In the original work, the action takes place in Carlton, Melbourne. Two sugarcane cutters venture to Melbourne to enjoy a break with their two girlfriends as they have done for the past seventeen summers. The characters find themselves ageing and lost, the frivolity and fun of their holiday tradition broken by age and weariness and the need for a ‘proper’ and ‘decent’ life as one grows older. The work is a true ode to life in Australia, a realistic portrayal of what it was like for men and women living at that time struggling to find work and desperately holding on to love, torn between tradition and stereotype.
When Leslie Norman adapted the work for American audiences, it was re-titled Season Of Passion. Though the film featured some Australian actors, the main parts had American accents, and the action took place in the more recognisable setting of Sydney rather than Melbourne. Gone was the realism and the grittiness of the original work in favour of comedic segments and a happy ending more accessible to American audiences. The desire for money and the need for enjoyment by Americans saw the original work hacked to pieces by its adaptation. This, unfortunately, became a trend in American and British film due to many producers blinkered and misinformed understandings of Australia. We still see this today in the ridiculous perceptions of living in Australia, thoughts of kids riding kangaroos to school and men wandering the outback while their wives wait sweating and miserable at home. The true possibilities of Australian literature went unrealised in the early days of film, pushed aside in favour of money and ease of understanding.
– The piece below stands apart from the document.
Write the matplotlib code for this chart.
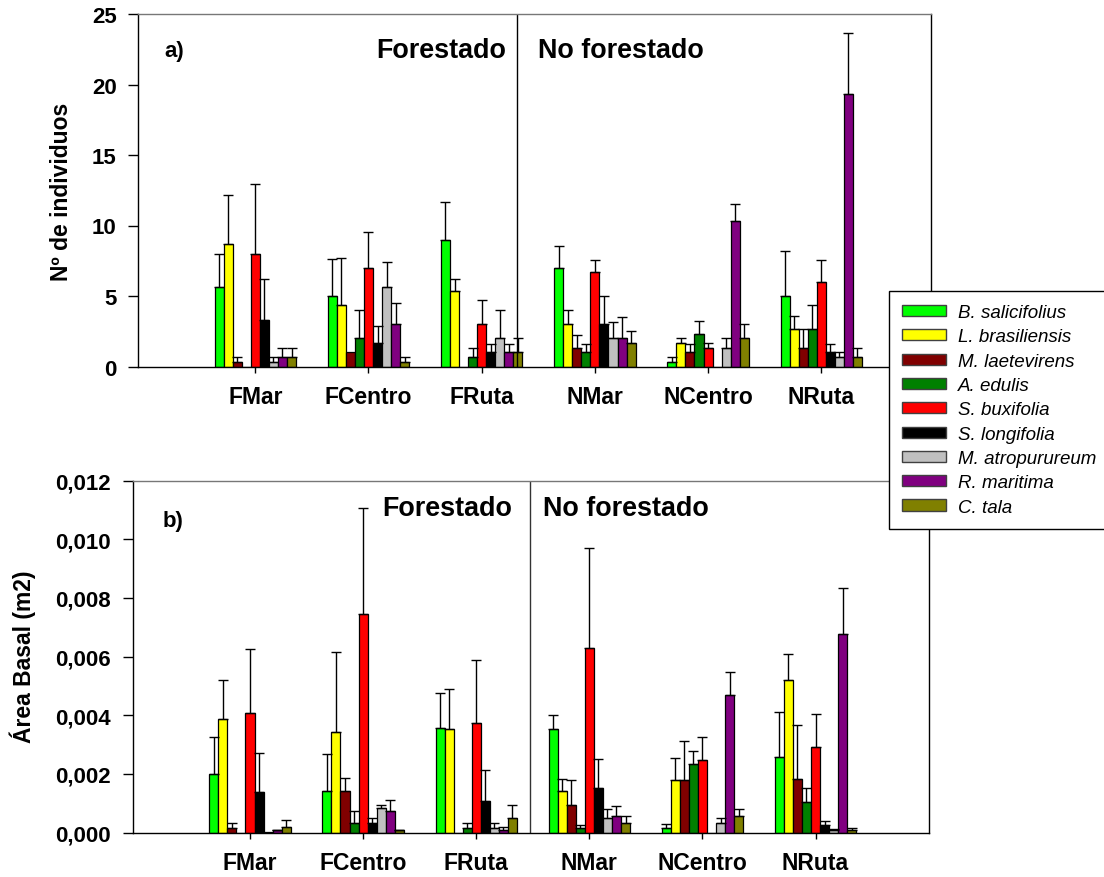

Mercifully, as film expanded in Australia and government funding became available, we saw more faithful adaptations of literature and more interesting explorations of Australian life. The flare period to come in Australian film gave us such gems as Picnic At Hanging Rock and Wake In Fright, with Australian writers, producers and directors being given more work and more freedom to create stories mainly for Australian audiences. Indigenous filmmakers too have been given the chance to accurately portray and display their people and traditions with such classic Australian films as Samson And Delilah, Rabbit-Proof Fence and Bran Nue Dae, no longer forced to be represented by white Australians. This is an ongoing battle.
The problem of translating literature into film is a global one, but its execution in Australia exemplifies the flaws of the idea. Though there have been many great adaptations in some cases becoming more popular than the original work, the issue of staying faithful to ideas while transforming one medium into another is a continuing struggle for filmmakers and for writers concerned with their legacy. Often contrived and pray to stereotype, the Australian character was popular in Hollywood, but wasn’t true. Glorifying their own society while laughing at Australian characteristics, British and American production companies did the same damage to Australian literature as they did to its film industry, with only a few minor successes remembered today.
Despite these setbacks, many things were changing under the surface of a broken industry. 1958 saw the formation of The Australian Film Institute, and despite a lack of Australian films over the next decade, 1966 saw the release of They’re A Weird Mob. Starring Chips Rafferty and Clare Dunne, who was described by author Thomas Keneally as ‘a goddess’, this film, though a British production, featured a more accurate portrayal of Australia and its growing multiculturalism. The film stayed true to slang and modern Australian culture, and despite not being internationally successful, paved the way for the most exciting times in Australian film.